You can all relate in some way or another to knowing everything about everyone in your town. Knowing every little place in your town that, every time you pass, you are guaranteed to see someone’s car that you know. Having your town house of pizza that serves the hands down best pizzas, subs and fries you’ve ever eaten. Going to school with the same 200 kids every year for 18 years, each one forever holding a special place in your heart.

Growing up in a suburb, you lived in a neighborhood full of liveliness; bike riding and scootering in the cul-de-sac until the very second you were called in for dinner. Neighbors were, by default, your best friends. As long as they were willing to play Tamagotchi with you, make lemonade stands, and make snowmen on snow days, nothing else mattered. Everyone went to one of the few different elementary schools in your town and, if your friends tried to claim the elementary school they went to was better than yours, you would never fail to proudly defend your elementary school always saying yours was “the best of the best.”

These elementary schools created the foundation of who you became and what you became known for within your homey, suburban town. It was at one of these schools where some of your first real friendships blossomed, with just a few of those friendships carrying on throughout high school. Your elementary school was the beginning of it all, where you learned to do the monkey bars, the steps of the cotton eyed joe, and where you had your first experience on stage playing a role in “The Magic School Bus” or “Rainbow Fish.” You were also probably on a co-ed rec soccer team that your dad coached.

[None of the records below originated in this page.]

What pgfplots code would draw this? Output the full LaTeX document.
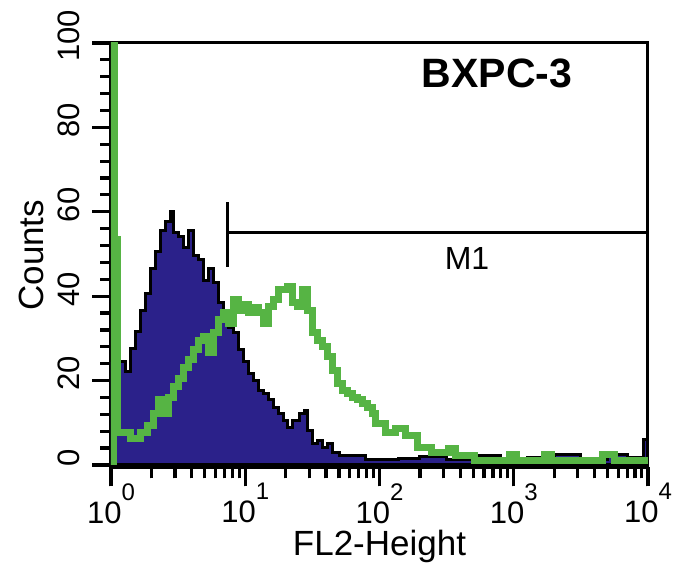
\documentclass[border=0pt]{standalone}
\usepackage{pgfplots}
\pgfplotsset{compat=1.18}
\usepackage{fontspec}
\setmainfont{Liberation Sans}
\definecolor{navyfill}{RGB}{43,33,138}
\definecolor{flgreen}{RGB}{86,180,68}
\newcommand{\tl}[1]{10\raisebox{11.5bp}{\fontsize{12bp}{12bp}\selectfont #1}}
\begin{document}
\begin{tikzpicture}
\begin{axis}[
  scale only axis, width=268.5bp, height=212.25bp,
  xmode=log, xmin=1, xmax=10000, ymin=-0.6, ymax=100,
  xtick={1,10,100,1000,10000},
  xticklabels={\tl{0},\tl{1},\tl{2},\tl{3},\tl{4}},
  minor xtick={2,3,4,5,6,7,8,9,20,30,40,50,60,70,80,90,200,300,400,500,600,700,800,900,2000,3000,4000,5000,6000,7000,8000,9000},
  ytick={0,20,40,60,80,100}, yticklabels={0,20,40,60,80,100},
  minor ytick={4,8,12,16,24,28,32,36,44,48,52,56,64,68,72,76,84,88,92,96},
  xtick pos=left, ytick pos=left,
  tick align=outside,
  major tick length=9.5bp, minor tick length=5.5bp,
  axis line style={line width=1.5bp},
  tick style={black, line width=1.6bp},
  tick label style={font=\fontsize{15.5bp}{18bp}\selectfont},
  yticklabel style={xshift=-6bp, yshift=3.5bp, rotate=90, anchor=south, inner sep=0pt},
  xticklabel style={yshift=1.75bp, anchor=north, inner sep=0pt},
  xlabel={FL2-Height}, ylabel={Counts},
  label style={font=\fontsize{17.5bp}{20bp}\selectfont, inner sep=0pt},
  xlabel style={at={(axis description cs:0.5,-0.2085)}, anchor=base},
  ylabel style={at={(axis description cs:-0.1266,0.5)}, anchor=base},
  clip=true,
]
% unstained control (filled)
\addplot[const plot, fill=navyfill, draw=black, line width=1.5bp] coordinates {
(1.0,24.4) (1.291,22.1) (1.406,27.6) (1.531,31.6) (1.667,36.6) (1.816,40.6)
(1.977,46.6) (2.153,50.6) (2.344,55.6) (2.553,57.6) (2.780,60.1) (2.938,55.1)
(3.199,54.1) (3.483,51.6) (3.793,55.6) (4.130,49.6) (4.498,48.6) (4.898,43.6)
(5.333,46.6) (5.808,43.2) (6.324,38.6) (6.887,34.6) (7.499,32.6) (8.166,31.3)
(8.892,27.3) (9.683,24.6) (10.54,21.6) (11.48,20.1) (12.50,17.6) (13.61,17.0)
(14.83,15.4) (16.14,13.6) (17.58,12.2) (19.14,10.6) (20.80,8.9) (22.65,10.6)
(25.41,12.2) (27.67,13.0) (29.24,8.2) (31.84,5.1) (34.67,5.8) (37.76,4.2)
(41.11,5.1) (44.77,3.0) (50.23,2.3) (79.07,1.4) (139.3,1.6) (199.5,2.0)
(316.2,1.2) (501.2,2.2) (794.3,1.2) (1259,1.8) (1995,2.4) (3162,1.4)
(5012,2.5) (7079,1.8) (9333,6.0) (10000,6.0)
} \closedcycle;
% stained sample (green line)
\addplot[const plot, draw=flgreen, line width=3.5bp] coordinates {
(1.035,0) (1.035,110) (1.07,53.5) (1.127,7.6) (1.406,6.3) (1.667,7.6) (1.866,9.4)
(2.089,12.2) (2.275,15.4) (2.477,12.2) (2.698,16.1) (2.938,18.5) (3.199,20.6)
(3.483,23.2) (3.793,24.9) (4.130,27.3) (4.498,29.6) (4.898,30.4) (5.333,26.6)
(5.808,31.3) (6.324,34.4) (6.887,36.1) (7.499,33.6) (8.166,39.2) (8.892,36.6)
(9.683,38.0) (10.54,36.1) (11.48,37.3) (12.50,36.1) (13.61,33.6) (14.83,37.6)
(16.14,39.2) (17.58,41.6) (19.14,41.6) (20.80,42.3) (22.65,38.5) (24.66,37.6)
(26.85,41.6) (29.24,36.6) (31.84,31.3) (34.67,29.6) (37.76,28.0) (41.11,25.6)
(44.77,22.5) (48.75,19.4) (53.09,17.6) (57.81,17.0) (62.95,16.1) (68.55,15.4)
(74.64,14.6) (81.28,13.6) (88.51,12.2) (93.76,9.9) (111.2,7.6) (131.8,8.6)
(156.3,7.0) (190.5,4.2) (245.5,3.0) (326.6,3.9) (365.6,2.3) (514.0,1.1)
(933,2.5) (1047,1.0) (1698,2.5) (1905,1.0) (4571,2.5) (5623,1.0) (10000,1.0)
};
% M1 marker
\addplot[black, line width=1.5bp] coordinates {(7.44,62.3) (7.44,46.9)};
\addplot[black, line width=1.5bp] coordinates {(7.44,55.0) (10000,55.0)};
\node[font=\fontsize{16bp}{18bp}\selectfont] at (axis cs:449,49) {M1};
\node[font=\fontsize{20.5bp}{24bp}\selectfont\bfseries] at (axis cs:750,92.7) {BXPC-3};
\end{axis}
% overlay axis drawing only the outward x ticks
\begin{axis}[
  scale only axis, width=268.5bp, height=212.25bp,
  xmode=log, xmin=1, xmax=10000, ymin=-0.6, ymax=100,
  xtick={1,10,100,1000,10000}, xticklabels={},
  minor xtick={2,3,4,5,6,7,8,9,20,30,40,50,60,70,80,90,200,300,400,500,600,700,800,900,2000,3000,4000,5000,6000,7000,8000,9000},
  ytick=\empty,
  tick align=outside, xtick pos=left,
  major tick length=9.5bp, minor tick length=5.5bp,
  axis line style={draw=none},
  tick style={black, line width=1.6bp},
]
\end{axis}
\path ([shift={(-55.5bp,-52.25bp)}]current axis.south west) rectangle ([shift={(15bp,21.5bp)}]current axis.north east);
\end{tikzpicture}
\end{document}
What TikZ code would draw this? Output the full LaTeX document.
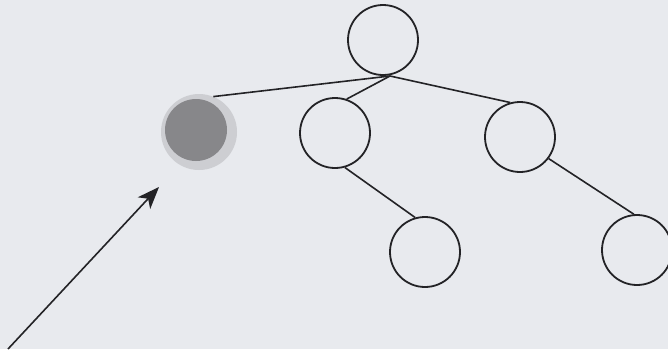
\documentclass[tikz,border=0pt]{standalone}
\usetikzlibrary{arrows.meta}
\definecolor{paper}{RGB}{232,234,238}
\definecolor{ink}{RGB}{35,35,38}
\definecolor{halo}{RGB}{205,206,210}
\definecolor{dot}{RGB}{135,135,138}
\tikzset{
  treenode/.style={circle, draw=ink, line width=1.8pt, minimum size=70pt, inner sep=0pt},
  edge/.style={draw=ink, line width=1.6pt},
}
\begin{document}
\begin{tikzpicture}[x=1pt,y=-1pt]
\fill[paper] (0,0) rectangle (668,349);
\useasboundingbox (0,0) rectangle (668,349);
% tree nodes
\node[treenode] (root) at (383,40) {};
\node[treenode] (ml) at (335,133) {};
\node[treenode] (mr) at (520,137) {};
\node[treenode] (bl) at (425,252) {};
\node[treenode] (br) at (637,250) {};
% gray disk with halo
\node[circle, fill=halo, minimum size=76pt, inner sep=0pt] (gh) at (199,132) {};
\node[circle, fill=dot, minimum size=62pt, inner sep=0pt] (g) at (196,130) {};
\coordinate (j) at (390,76);
\coordinate (tail) at (8,349);
% connectors
\draw[edge] (j) -- (gh.68);
\draw[edge] (j) -- (ml.71);
\draw[edge] (j) -- (mr.106);
\draw[edge] (ml.-74) -- (bl.106);
\draw[edge] (mr.-37) -- (br.95);
\draw[edge, -{Stealth[length=22pt, width=17pt, inset=6pt]}] (tail) -- (159,187);
\end{tikzpicture}
\end{document}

The only thing that got you through the games in the blistering heat was the fact that orange slices would be brought out come half-time. You went to your town’s annual 4th of July block party downtown and waited in long lines of jumpy, excited kids for face paint and to ride the ponies. As a girl scout or boy scout, you got accustomed to sporting your uniforms and standing outside of Stop and Shop in the cold selling Girl Scout cookies or chocolate bars. Come winter, there were snow days, which were always a thrill to wake up to. You would flutter your eyes open to the brighter than usual stream of light, because of the sun’s reflection off the white, glittering snow, that beamed through the crack between your shade and the window. A fresh coat of snow smothered on the roads outside meant a day full of sledding, frozen, red cheeks and steaming hot chocolate was ahead.

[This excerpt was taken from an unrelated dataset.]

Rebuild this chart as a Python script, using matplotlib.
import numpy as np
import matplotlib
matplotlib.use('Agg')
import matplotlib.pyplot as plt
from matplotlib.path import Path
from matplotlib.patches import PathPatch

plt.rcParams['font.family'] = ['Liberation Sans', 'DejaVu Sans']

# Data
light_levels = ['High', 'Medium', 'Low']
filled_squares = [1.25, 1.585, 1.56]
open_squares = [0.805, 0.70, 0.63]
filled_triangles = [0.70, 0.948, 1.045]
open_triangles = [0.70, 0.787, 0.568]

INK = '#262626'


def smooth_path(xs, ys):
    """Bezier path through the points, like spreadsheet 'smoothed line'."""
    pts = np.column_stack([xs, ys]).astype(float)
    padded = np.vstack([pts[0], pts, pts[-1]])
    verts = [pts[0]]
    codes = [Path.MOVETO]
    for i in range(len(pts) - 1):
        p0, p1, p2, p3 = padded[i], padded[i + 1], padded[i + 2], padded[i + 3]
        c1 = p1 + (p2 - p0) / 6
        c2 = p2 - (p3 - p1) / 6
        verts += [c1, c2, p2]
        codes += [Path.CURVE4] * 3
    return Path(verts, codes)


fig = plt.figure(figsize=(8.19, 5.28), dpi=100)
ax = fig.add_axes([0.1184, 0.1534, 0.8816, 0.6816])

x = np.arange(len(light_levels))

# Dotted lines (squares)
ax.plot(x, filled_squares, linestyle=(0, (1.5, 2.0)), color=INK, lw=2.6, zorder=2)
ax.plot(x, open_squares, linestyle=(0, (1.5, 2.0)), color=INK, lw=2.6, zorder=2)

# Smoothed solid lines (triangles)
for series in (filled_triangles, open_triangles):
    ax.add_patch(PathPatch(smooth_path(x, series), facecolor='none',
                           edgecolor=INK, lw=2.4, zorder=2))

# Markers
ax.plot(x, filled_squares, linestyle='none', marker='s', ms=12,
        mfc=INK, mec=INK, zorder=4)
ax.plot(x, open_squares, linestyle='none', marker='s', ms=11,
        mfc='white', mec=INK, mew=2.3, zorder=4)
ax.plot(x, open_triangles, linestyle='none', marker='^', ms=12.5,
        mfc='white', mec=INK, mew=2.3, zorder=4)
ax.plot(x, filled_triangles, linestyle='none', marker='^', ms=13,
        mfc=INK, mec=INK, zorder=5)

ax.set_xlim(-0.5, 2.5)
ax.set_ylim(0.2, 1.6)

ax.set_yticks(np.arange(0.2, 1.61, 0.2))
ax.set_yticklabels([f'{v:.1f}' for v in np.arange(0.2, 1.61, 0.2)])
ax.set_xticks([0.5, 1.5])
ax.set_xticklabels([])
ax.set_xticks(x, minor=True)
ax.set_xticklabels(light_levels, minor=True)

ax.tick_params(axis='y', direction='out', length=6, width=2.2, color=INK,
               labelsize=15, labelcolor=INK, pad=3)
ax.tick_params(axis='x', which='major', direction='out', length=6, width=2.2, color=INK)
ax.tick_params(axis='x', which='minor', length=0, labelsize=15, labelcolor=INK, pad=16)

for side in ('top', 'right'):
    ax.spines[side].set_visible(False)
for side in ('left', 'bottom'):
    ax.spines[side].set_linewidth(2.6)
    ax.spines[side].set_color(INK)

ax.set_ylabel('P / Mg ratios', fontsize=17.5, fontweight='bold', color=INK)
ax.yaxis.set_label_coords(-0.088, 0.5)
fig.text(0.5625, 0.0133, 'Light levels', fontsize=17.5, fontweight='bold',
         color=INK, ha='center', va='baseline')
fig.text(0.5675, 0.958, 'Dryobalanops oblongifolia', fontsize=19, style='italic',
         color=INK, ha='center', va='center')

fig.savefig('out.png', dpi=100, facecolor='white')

As you got older and became a “big kid” you entered middle school, where you went through one of the grossest phases of your life. Boys didn’t know how to talk to girls and girls didn’t know how to talk to boys. Everyone had, or was soon to be getting braces and some people were still trying to lose that baby chub. Girl’s fashion consisted only of Abercrombie, Aéropostle and Hollister, wearing anything but these brands was highly questionable. At some point in middle school you probably started to like someone and had no idea know how to talk to them, so you broke the ice by asking them to slow dance during “Fall for You” by Secondhand Serenade at a classic, middle school dance. By 8th grade, you started to feel more mature, maybe even ready for high school. Then you went on the DC trip with your whole grade and had, what you thought at the time, was the absolute best time of your life. You thought you were so cool with your handheld camera selfies and multiple Facebook albums titled “DC TRIP PART 1” and “DC TRIP PART 2,” which only proved that the maturity you thought you had developed wasn’t quite there yet.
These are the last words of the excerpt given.